Nobody can be an actor (suitor) and a judex (judge) at the same time is a fundamental principle of law. A court can make an exception to that to correct grave errors at its hands, suo motu, acting on itself. Judges are free citizens and they are free to do whatever is not prohibited by law is not a correct perception. The office they occupy is sacrosanct and their conduct should be exemplary. They should command respect by the quality of their judgements, erudition, their independence, fairness and impartiality. It is forbidden for a judge to seek publicity or even seeming to be so.

A judge has no jurisdiction to step into the province of the executive or legislature. Judges certainly ought to resist the temptation to be in limelight by taking up causes which may win them accolades and approbations from the common people. It would do no good to them to assume the role of activists and administrators. There is an elected government accountable to the people to do that.

It is said judges like Caesar’s wife be above suspicion. Maintaining close contact with the rich and the mighty and the powerful or even when they do not do that to allow such an impression to be created would do no good to the judges. It is said that when a judge seeks publicity it is the beginning of the erosion of the faith of the public in him.

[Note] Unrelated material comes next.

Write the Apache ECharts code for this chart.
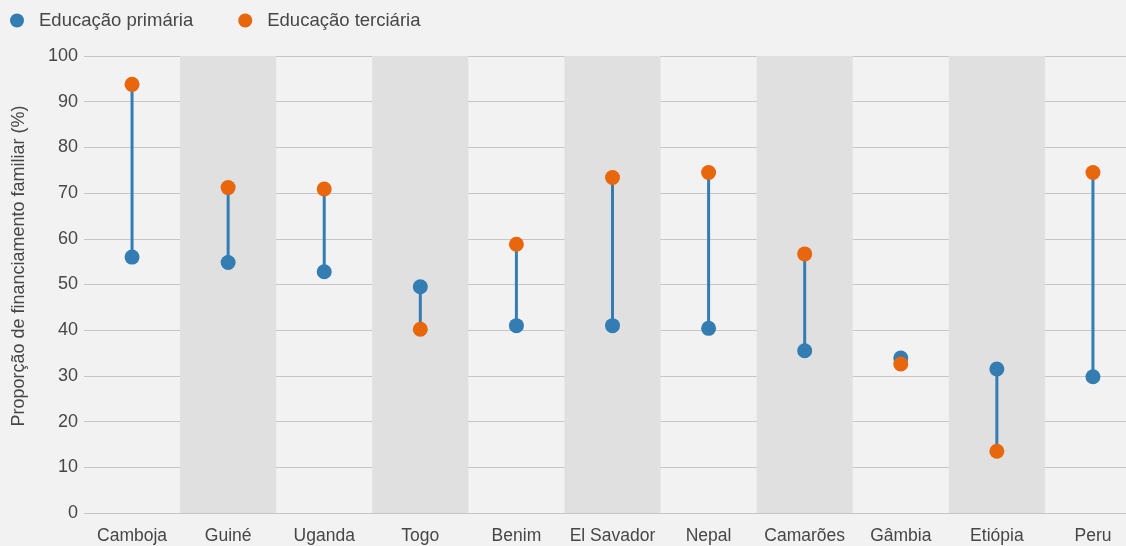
<!DOCTYPE html>
<html>
<head>
<meta charset="utf-8">
<script src="https://cdn.jsdelivr.net/npm/echarts@6/dist/echarts.min.js"></script>
<style>
  html, body { margin: 0; padding: 0; background: #f2f2f2; }
  #chart { width: 1126px; height: 546px; }
</style>
</head>
<body>
<div id="chart"></div>
<script>
// Countries along the horizontal axis
const countries = ['Camboja', 'Guiné', 'Uganda', 'Togo', 'Benim', 'El Savador', 'Nepal', 'Camarões', 'Gâmbia', 'Etiópia', 'Peru'];
// Share of household funding (%) by education level
const primaria = [56, 54.8, 52.8, 49.5, 41, 41, 40.4, 35.5, 33.9, 31.5, 29.8];
const terciaria = [93.8, 71.2, 70.9, 40.2, 58.8, 73.4, 74.5, 56.7, 32.6, 13.5, 74.5];
const yTicks = [0, 10, 20, 30, 40, 50, 60, 70, 80, 90, 100];

const BLUE = '#337db3';
const ORANGE = '#e8660c';
const TEXT = '#474747';
const FONT = '"Liberation Sans", Arial, sans-serif';

const chart = echarts.init(document.getElementById('chart'), null, { renderer: 'canvas' });

chart.setOption({
  backgroundColor: '#f2f2f2',
  animation: false,
  textStyle: { fontFamily: FONT },
  legend: {
    left: 10,
    top: 11,
    padding: 0,
    itemWidth: 14,
    itemHeight: 14,
    itemGap: 45,
    textStyle: { color: TEXT, fontSize: 18.5, fontFamily: FONT, padding: [0, 0, 0, 10] },
    data: [
      { name: 'Educação primária', icon: 'circle' },
      { name: 'Educação terciária', icon: 'circle' }
    ]
  },
  // plot runs past the right edge of the page, so the last band is clipped
  grid: { left: 84, width: 1057, top: 56, bottom: 33, containLabel: false, outerBoundsMode: 'none' },
  xAxis: {
    type: 'category',
    data: countries,
    boundaryGap: true,
    axisLine: { show: false },
    axisTick: { show: false },
    axisLabel: { color: TEXT, fontSize: 17.5, margin: 14, interval: 0, fontFamily: FONT },
    splitArea: { show: true, areaStyle: { color: ['rgba(0,0,0,0)', '#e0e0e0'] } }
  },
  yAxis: {
    type: 'value',
    min: yTicks[0],
    max: yTicks[yTicks.length - 1],
    interval: 10,
    axisLine: { show: false },
    axisTick: { show: false },
    axisLabel: { color: TEXT, fontSize: 18, margin: 6, fontFamily: FONT },
    splitLine: { lineStyle: { color: '#c6c6c6', width: 1.2 } }
  },
  graphic: [{
    type: 'text',
    x: 19,
    y: 266,
    rotation: Math.PI / 2,
    style: {
      text: 'Proporção de financiamento familiar (%)',
      fill: TEXT,
      font: '18px ' + FONT,
      align: 'center',
      verticalAlign: 'middle'
    }
  }],
  series: [
    {
      // connector between the two levels for each country
      type: 'custom',
      name: 'ligação',
      silent: true,
      data: countries.map((c, i) => [i, primaria[i], terciaria[i]]),
      encode: { x: 0, y: [1, 2] },
      renderItem: function (params, api) {
        const a = api.coord([api.value(0), api.value(1)]);
        const b = api.coord([api.value(0), api.value(2)]);
        return {
          type: 'line',
          shape: { x1: a[0], y1: a[1], x2: b[0], y2: b[1] },
          style: { stroke: BLUE, lineWidth: 3 }
        };
      },
      z: 1
    },
    {
      type: 'scatter',
      name: 'Educação primária',
      data: primaria,
      symbol: 'circle',
      symbolSize: 15,
      itemStyle: { color: BLUE, opacity: 1 },
      z: 2
    },
    {
      type: 'scatter',
      name: 'Educação terciária',
      data: terciaria,
      symbol: 'circle',
      symbolSize: 15,
      itemStyle: { color: ORANGE, opacity: 1 },
      z: 3
    }
  ]
});
</script>
</body>
</html>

It is certainly unbecoming of the media, NGOs, even members of the Bar to issues statements, circulars, videos and audios hailing a particular judge or a cause he seems to have identified himself with. It is the duty of every judge to restrain whomsoever they find to be indulging in flattery, even where they have indulged in such activities without the knowledge of the judge concerned. It is so because what is at stake is not the reputation of the judge alone but the very credibility of the institution of judiciary.